Inspired, of course, by the hilarious thread started by Nacho4Sara entitled “The people I know part 1 : the customers.” : this is the other side of the coin.
Like most people I’ve had to deal with customers, in addition to being one myself, and usually the customers tend to be the idiots, but that doesn’t mean that there aren’t a hell of a lot of employees that make my blood boil.
For example :
**Mr Service Agreement : **
I bought a laptop at Circuit City last week. I knew exactly what I wanted and made life easy on the salesman by pretty much just walking up to him and saying “Hey, this is what I want. Ring it up for me.” The first words out of his mouth when he gets to the cash register are :
“This model comes with a one-year warranty, but I recommed you get our three-year extended warranty for only $250.”
I choke back a laugh. “Uh, no thanks,” I politely say.
“May I ask why?” he replies.
WTF?! I said I didn’t want it. Leave it at that!
“Because I don’t want to spend $250. If I had an extra $250 I would have spent it on a laptop with an active matrix disply.”
Can he leave it at that? Of course not :
“Well, we like to offer the warranty because these laptops are integrated packages and blah, blah, blah, blah.”
“LOOK,” I say, getting frustrated, “you’re not going to talk me into the warranty so you might as well just give up right now.”
He finally gets the message. No telling how long he would have gone on with this crap if I hadn’t been so blunt. I realize these guys are just doing what they’re trained to do, but GOD DAMN, that’s friggin’ RUDE!
**Mr Social Hour : ** This is the guy who’s standing around talking to his fellow salesmen while I’m staring at the computers, trying to look like I’m ready to buy something, occasionally making eye contact, etc. Mr Social Hour doesn’t get the message.
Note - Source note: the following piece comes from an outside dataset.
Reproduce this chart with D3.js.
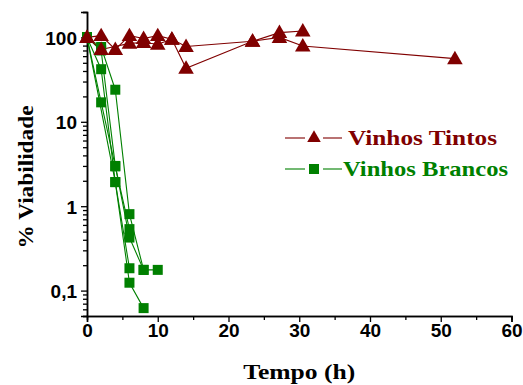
<!DOCTYPE html>
<html lang="pt">
<head>
<meta charset="utf-8">
<title>Viabilidade</title>
<script src="https://d3js.org/d3.v7.min.js"></script>
<style>
  body { margin: 0; background: #fff; }
  .tick text { font-family: "Liberation Sans", Arial, sans-serif; font-weight: bold; font-size: 19px; fill: #000; }
  .title { font-family: "Liberation Serif", "Times New Roman", serif; font-weight: bold; }
</style>
</head>
<body>
<script>
// tintos (red triangles), several wines
var tintoTimes = [
  [0, 2, 4, 6, 8, 10, 12, 14, 23.4, 27.2, 30.5],
  [0, 2, 6, 8, 10, 12, 14, 23.4, 27.2, 30.5, 52]
];
var tintoValues = [
  [100, 105, 72, 105, 97, 105, 95, 78, 90, 114, 119],
  [100, 72, 85, 87, 83, 95, 43, 90, 100, 79, 56]
];
// brancos (green squares)
var brancoTimes = [
  [0, 2, 4, 6],
  [0, 2, 4, 6, 8],
  [0, 2, 4, 6, 8, 10],
  [0, 2, 4, 6, 8],
  [0, 4, 6]
];
var brancoValues = [
  [100, 17, 2.96, 0.535],
  [100, 42, 1.93, 0.124, 0.062],
  [100, 77, 24, 0.805, 0.176, 0.176],
  [100, 70, 3.0, 0.425, 0.176],
  [100, 1.93, 0.184]
];
var xTicks = [0, 10, 20, 30, 40, 50, 60];
var yTicks = [0.1, 1, 10, 100];
var yTickLabels = ["0,1", "1", "10", "100"];

var red = "#800000", green = "#008000";
var W = 523, H = 385;
var margin = {top: 12, right: 11.5, bottom: 69, left: 87};

var svg = d3.select("body").append("svg")
    .attr("width", W).attr("height", H);

var x = d3.scaleLinear().domain([0, 60]).range([margin.left, W - margin.right]);
var y = d3.scaleLog().domain([0.05, 200]).range([H - margin.bottom, margin.top]);

// minor ticks
var xMinor = d3.range(5, 60, 10);
var yMinor = [];
[0.01, 0.1, 1, 10, 100].forEach(function (d) {
  for (var k = 2; k <= 9; k++) {
    var v = d * k;
    if (v >= 0.05 && v <= 200) yMinor.push(v);
  }
});

var gx = svg.append("g").attr("transform", "translate(0," + y.range()[0] + ")");
gx.call(d3.axisBottom(x).tickValues(xMinor).tickSize(4).tickFormat(""));
gx.append("g").call(d3.axisBottom(x).tickValues(xTicks).tickSize(6).tickPadding(2).tickFormat(d3.format("d")));
gx.selectAll("path").attr("stroke-width", 1.5);
gx.selectAll("line").attr("stroke-width", 1.3);

var gy = svg.append("g").attr("transform", "translate(" + margin.left + ",0)");
gy.call(d3.axisLeft(y).tickValues(yMinor).tickSize(4).tickFormat(""));
gy.append("g").call(d3.axisLeft(y).tickValues(yTicks).tickSize(6).tickPadding(4)
    .tickFormat(function (d, i) { return yTickLabels[i]; }));
gy.selectAll("path").attr("stroke-width", 1.5);
gy.selectAll("line").attr("stroke-width", 1.3);
gy.selectAll(".tick text").attr("dy", "0.36em");

var line = d3.line().x(function (d) { return x(d[0]); }).y(function (d) { return y(d[1]); });
var tri = d3.symbol().type(d3.symbolTriangle).size(105);

function pairs(ts, vs) { return ts.map(function (t, i) { return [t, vs[i]]; }); }

var plot = svg.append("g");
brancoTimes.forEach(function (ts, s) {
  var pts = pairs(ts, brancoValues[s]);
  plot.append("path").datum(pts).attr("d", line)
      .attr("fill", "none").attr("stroke", green).attr("stroke-width", 1.1);
});
tintoTimes.forEach(function (ts, s) {
  var pts = pairs(ts, tintoValues[s]);
  plot.append("path").datum(pts).attr("d", line)
      .attr("fill", "none").attr("stroke", red).attr("stroke-width", 1.1);
});
brancoTimes.forEach(function (ts, s) {
  plot.selectAll(null).data(pairs(ts, brancoValues[s])).enter().append("rect")
      .attr("x", function (d) { return x(d[0]) - 5; })
      .attr("y", function (d) { return y(d[1]) - 5; })
      .attr("width", 10).attr("height", 10)
      .attr("fill", green);
});
tintoTimes.forEach(function (ts, s) {
  plot.selectAll(null).data(pairs(ts, tintoValues[s])).enter().append("path")
      .attr("d", tri)
      .attr("transform", function (d) { return "translate(" + x(d[0]) + "," + (y(d[1]) + 1) + ")"; })
      .attr("fill", red);
});

// legend: line - marker - line, then label
var leg = svg.append("g");
[[285, 305], [323, 342]].forEach(function (seg) {
  leg.append("line").attr("x1", seg[0]).attr("x2", seg[1]).attr("y1", 138).attr("y2", 138)
      .attr("stroke", red).attr("stroke-width", 1.1);
  leg.append("line").attr("x1", seg[0]).attr("x2", seg[1]).attr("y1", 169).attr("y2", 169)
      .attr("stroke", green).attr("stroke-width", 1.1);
});
leg.append("path").attr("d", d3.symbol().type(d3.symbolTriangle).size(80))
    .attr("transform", "translate(314,138)").attr("fill", red);
leg.append("text").attr("class", "title").attr("x", 348).attr("y", 145)
    .attr("font-size", 22).attr("textLength", 149).attr("lengthAdjust", "spacingAndGlyphs")
    .attr("fill", red).text("Vinhos Tintos");
leg.append("rect").attr("x", 309).attr("y", 164).attr("width", 10).attr("height", 10).attr("fill", green);
leg.append("text").attr("class", "title").attr("x", 343).attr("y", 176)
    .attr("font-size", 22).attr("textLength", 165).attr("lengthAdjust", "spacingAndGlyphs")
    .attr("fill", green).text("Vinhos Brancos");

// axis titles
svg.append("text").attr("class", "title").attr("text-anchor", "middle")
    .attr("x", (x.range()[0] + x.range()[1]) / 2).attr("y", 379)
    .attr("font-size", 22).attr("textLength", 112).attr("lengthAdjust", "spacingAndGlyphs")
    .text("Tempo (h)");
svg.append("text").attr("class", "title").attr("text-anchor", "middle")
    .attr("transform", "translate(33," + 177 + ") rotate(-90)")
    .attr("font-size", 22).attr("textLength", 143).attr("lengthAdjust", "spacingAndGlyphs")
    .text("% Viabilidade");
</script>
</body>
</html>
He has important things to talk about and he’ll be damned if you want him to gasp do his job!
**Miss I’m Too Good for a Fast Food Job, So I’m Going to Take My Frustration out on the Customer : ** In addition to having an extremely long name, this bitch makes frequenting McDonald’s a living hell. When I pull up to the speaker at the drive-through, I get nothing but dead silence. No “I’ll be right with you,” or anything. Just silence until about two seconds before I drive away.
After ordering, I wait several minutes (somtimes up to 15-20 minutes!) for my food even though there’s only two cars in front of me. When I pull up to the window, she offers no apologies about her astoundingly slow service. In fact she doesn’t say much of anything at all, except the total price of my meal, and it seems to pain her to say that much. She then thrusts the bag of cold, half-empty fries and burger out the window without offering condiments. (If you do ask for them, she’ll treat you as if you personally insulted her, then give you a single packet of ketchup.)
She never, ever, ever says thank you. If you say thank you to her, she’ll ignore you and close the window in your face.
When you go back 5 minutes later to complain about the cold, half-empty fries, you get no apology and she grudginly gets you a box of fries that’s 3/4 full and only slightly warmer than the first batch.